Die zwei jungen Schweden, Stefan und Elisabeth, treffen sich kurz nach dem Abitur auf dem Flug nach Afrika wieder. Während Stefan das Strandleben genießt, will Elisabeth dieses fremde Land verstehen und eine spannende Entdeckungstour durch Afrika, einmal aus der Sicht von Elisabeth und dann wieder aus der Sicht von Stefan erzählt, lässt den Leser erahnen, wie Afrika wirklich ist, jenseits der Touristenpfade und Clubhotels. Wichtige Zusammenhänge werden aber auch aus der Sicht eines neutralen Erzählers erzählt. Durch die verschiedenen Charaktere sieht man das Land und seine Bewohner auch aus verschiedenen Blickwinkeln.
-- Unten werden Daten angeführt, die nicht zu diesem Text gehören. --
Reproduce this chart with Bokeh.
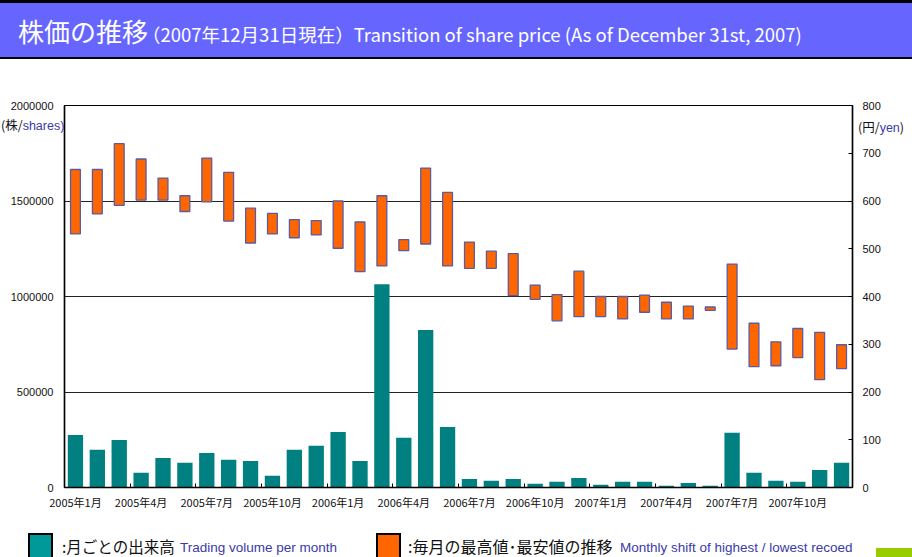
from bokeh.plotting import figure
from bokeh.models import Range1d, LinearAxis, FixedTicker, NumeralTickFormatter, ColumnDataSource, Div, GridBox
from bokeh.embed import file_html
from bokeh.resources import INLINE

# ---------------- data ----------------
months = [
    "2005年1月", "2005年2月", "2005年3月", "2005年4月", "2005年5月", "2005年6月",
    "2005年7月", "2005年8月", "2005年9月", "2005年10月", "2005年11月", "2005年12月",
    "2006年1月", "2006年2月", "2006年3月", "2006年4月", "2006年5月", "2006年6月",
    "2006年7月", "2006年8月", "2006年9月", "2006年10月", "2006年11月", "2006年12月",
    "2007年1月", "2007年2月", "2007年3月", "2007年4月", "2007年5月", "2007年6月",
    "2007年7月", "2007年8月", "2007年9月", "2007年10月", "2007年11月", "2007年12月",
]
volume = [275000, 197000, 249000, 77000, 155000, 129000, 181000, 145000, 139000, 61000,
          197000, 218000, 291000, 139000, 1064000, 260000, 824000, 317000, 45000, 35000,
          45000, 19000, 30000, 50000, 14000, 30000, 30000, 9000, 24000, 9000,
          286000, 77000, 35000, 30000, 92000, 129000]
price_high = [666, 666, 720, 688, 648, 611, 690, 660, 585, 574, 561, 559,
              600, 556, 611, 519, 669, 618, 514, 495, 490, 424, 404, 453,
              400, 400, 403, 388, 380, 378, 468, 344, 305, 333, 325, 299]
price_low = [531, 573, 591, 602, 602, 578, 598, 558, 512, 531, 523, 529,
             501, 452, 464, 496, 510, 464, 459, 459, 402, 394, 349, 358,
             358, 353, 367, 353, 353, 371, 290, 253, 255, 272, 226, 249]
volume_ticks = [0, 500000, 1000000, 1500000, 2000000]
yen_ticks = [0, 100, 200, 300, 400, 500, 600, 700, 800]
label_every = 3

title_main = "株価の推移"
title_sub = "（2007年12月31日現在）Transition of share price (As of December 31st, 2007)"
unit_left = ("(株/", "shares)")
unit_right = ("(円/", "yen", ")")
legend_vol = (":月ごとの出来高", "Trading volume per month")
legend_price = (":毎月の最高値･最安値の推移", "Monthly shift of highest / lowest recoed")

# ---------------- styles ----------------
TEAL = "#008080"
ORANGE = "#FF6600"
OUTLINE = "#5b5ba3"
BLUE_TXT = "#3a3aa8"
PURPLE = "#6666FF"
JP = "Noto Sans CJK JP"
LAT = "Liberation Sans"

W, H = 912, 557
N = len(months)
xs = list(range(1, N + 1))
src = ColumnDataSource(dict(x=xs, month=months, vol=volume, high=price_high, low=price_low))

# ---------------- main chart ----------------
p = figure(width=W, height=H, x_range=Range1d(0.5, N + 0.5), y_range=Range1d(0, 2000000),
           output_backend="svg", toolbar_location=None, title=None,
           min_border_left=64, min_border_right=60, min_border_top=105, min_border_bottom=70,
           outline_line_color="black", outline_line_width=1.2,
           background_fill_color="white", border_fill_color=None)
p.extra_y_ranges = {"yen": Range1d(0, 800)}

p.xgrid.grid_line_color = None
p.ygrid.ticker = FixedTicker(ticks=volume_ticks[1:-1])
p.ygrid.grid_line_color = "#222222"
p.ygrid.grid_line_width = 1.2

xa = p.xaxis[0]
xa.ticker = FixedTicker(ticks=xs[::label_every],
                        minor_ticks=[x - 0.5 for x in xs[::label_every]] + [N + 0.5])
xa.major_label_overrides = {x: months[x - 1] for x in xs[::label_every]}
xa.major_tick_line_color = None
xa.major_tick_in = 0
xa.major_tick_out = 0
xa.minor_tick_in = 4
xa.minor_tick_out = 0
xa.minor_tick_line_color = "black"
xa.axis_line_color = "black"
xa.axis_line_width = 1.5
xa.major_label_text_font = JP
xa.major_label_text_font_size = "11px"
xa.major_label_text_color = "#111111"
xa.major_label_standoff = 6

ya = p.yaxis[0]
ya.ticker = FixedTicker(ticks=volume_ticks)
ya.formatter = NumeralTickFormatter(format="0")
ya.major_tick_line_color = None
ya.major_tick_in = 0
ya.major_tick_out = 0
ya.minor_tick_line_color = None
ya.axis_line_color = "black"
ya.axis_line_width = 1.5
ya.major_label_text_font = LAT
ya.major_label_text_font_size = "11px"
ya.major_label_text_color = "#111111"
ya.major_label_standoff = 11

ra = LinearAxis(y_range_name="yen", ticker=FixedTicker(ticks=yen_ticks))
ra.major_tick_in = 4
ra.major_tick_out = 0
ra.major_tick_line_color = "black"
ra.minor_tick_line_color = None
ra.axis_line_color = "black"
ra.axis_line_width = 1.5
ra.major_label_text_font = LAT
ra.major_label_text_font_size = "11px"
ra.major_label_text_color = "#111111"
ra.major_label_standoff = 10
p.add_layout(ra, "right")

p.vbar(x="x", top="vol", width=0.7, source=src, fill_color=TEAL, line_color=None)
p.vbar(x="x", top="high", bottom="low", width=0.45, source=src, y_range_name="yen",
       fill_color=ORANGE, line_color=OUTLINE, line_width=1.3)

# ---------------- header, unit labels and legend (overlay) ----------------
def box(left, top, style, inner=""):
    return f'<div style="position:absolute;left:{left}px;top:{top}px;{style}">{inner}</div>'

parts = []
parts.append(box(0, 0, f"width:{W}px;height:59px;background:{PURPLE};border-top:3px solid #000;"
                       "border-bottom:2px solid #000;box-sizing:border-box;"))
parts.append(box(18, 12, f"white-space:nowrap;color:#fff;font-family:'{JP}';font-size:26px;line-height:normal;",
                 f'<span style="font-size:26px">{title_main}</span>'
                 f'<span style="font-size:18.5px;margin-left:-6px">{title_sub}</span>'))
parts.append(box(1, 117, f"white-space:nowrap;color:#111;font-family:'{JP}';font-size:12.5px;line-height:16px;",
                 f'{unit_left[0]}<span style="color:{BLUE_TXT};font-family:\'{LAT}\'">{unit_left[1]}</span>'))
parts.append(box(858, 119, f"white-space:nowrap;color:#111;font-family:'{JP}';font-size:12.5px;line-height:16px;",
                 f'{unit_right[0]}<span style="color:{BLUE_TXT};font-family:\'{LAT}\'">{unit_right[1]}</span>{unit_right[2]}'))
# legend swatches
parts.append(box(28, 533, "width:25px;height:30px;background:#009999;border:2px solid #000;box-sizing:border-box;"))
parts.append(box(376, 533, f"width:25px;height:30px;background:{ORANGE};border:2px solid #000;box-sizing:border-box;"))
parts.append(box(876, 548, "width:36px;height:9px;background:#99CC00;"))
# legend texts
jp_leg = f"white-space:nowrap;color:#111;font-family:'{JP}';line-height:16px;"
en_leg = f"white-space:nowrap;color:{BLUE_TXT};font-family:'{LAT}';font-size:13.5px;line-height:14px;"
parts.append(box(62, 538, jp_leg + "font-size:15.5px;", legend_vol[0]))
parts.append(box(180, 541, en_leg, legend_vol[1]))
parts.append(box(408, 538, jp_leg + "font-size:16px;", legend_price[0]))
parts.append(box(620, 541, en_leg, legend_price[1]))

overlay_html = (f'<div style="position:relative;width:{W}px;height:{H}px;overflow:hidden;margin:0;padding:0;">'
                + "".join(parts) + "</div>")
overlay = Div(text=overlay_html, width=W, height=H, margin=0, styles={"padding": "0", "margin": "0"})

layout = GridBox(children=[(p, 0, 0), (overlay, 0, 0)])
open("out.html", "w").write(file_html(layout, INLINE))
Henning Mankell war auf seinen eigenen Afrikareisen ein genauer Beobachter, der so mit seiner Novelle dem Leser die Unterschiede zwischen Europa und Afrika aufzeigt. Beim Lesen musste ich mehrmals innehalten, weil es für mich unvorstellbar war, dass es oft sogar den afrikanischen Kindern an Perspektive fehlt und sie aus der Armut nicht ausbrechen können.

Im Buch freundet sich Elisabeth mit dem schwedischen Lehrer Sven an, der ihr und somit auch uns Lesern die historischen Hintergründe des Landes erklärt. Der einheimische Guide Ndou führt sie und somit auch uns durch die ärmsten Viertel. Elisabeth, die selbst aus einem Mittelschicht-Milieu stammt, sieht Afrika, die Welt und ihr eigenes Leben dank ihrer Eindrücke mit anderen Augen. Und auch meine Sicht der Dinge hat sich beim Lesen nicht nur einmal geändert. Stefan hingegen stammt aus einer reichen Familie und will im Afrika-Urlaub etwas erleben, sein Blick auf die Dinge bleibt für das wahre Afrika verborgen. Hier prangert Mankell die Gedankenlosigkeit der, meist weißen, Touristen an, die Länder, Menschen und die Armut meist nicht wahrnehmen, sondern ihrem Kapitalismus in den Clubanlagen treu bleiben.

Henning Mankell, dessen eigene Meinung wohl die Sichtweise Svens wiederspiegelt hat mich mit seinem ersten Afrika-Roman mehr als gefesselt. Obwohl ich mir von der Lektüre nicht soviel erwartet habe, war ich gefesselt. Mankell schafft es mit nüchterner Sprache, Afrika in seinen Facetten zu zeigen und nebenbei den Kolonialismus und die Arroganz und Selbstgerechtigkeit der Touristen anzuprangern, ohne dabei zu dämonisieren.

„Der Sandmaler“ bekommt meine klare Leseempfehlung, auch für jene Leser, die Mankell nur mit den Wallander-Kriminalromanen in Verbindung bringen. Das Buch hat mir die Augen geöffnet und mich dankbar zurückgelassen. Dankbar dafür das Glück gehabt zu haben in einem Land geboren worden zu sein, wo ich keine Angst vor Hunger haben muss. Ich wünsche mir, dass es in der heutigen Welt weniger Stefans, sondern mehr Elisabeths gibt.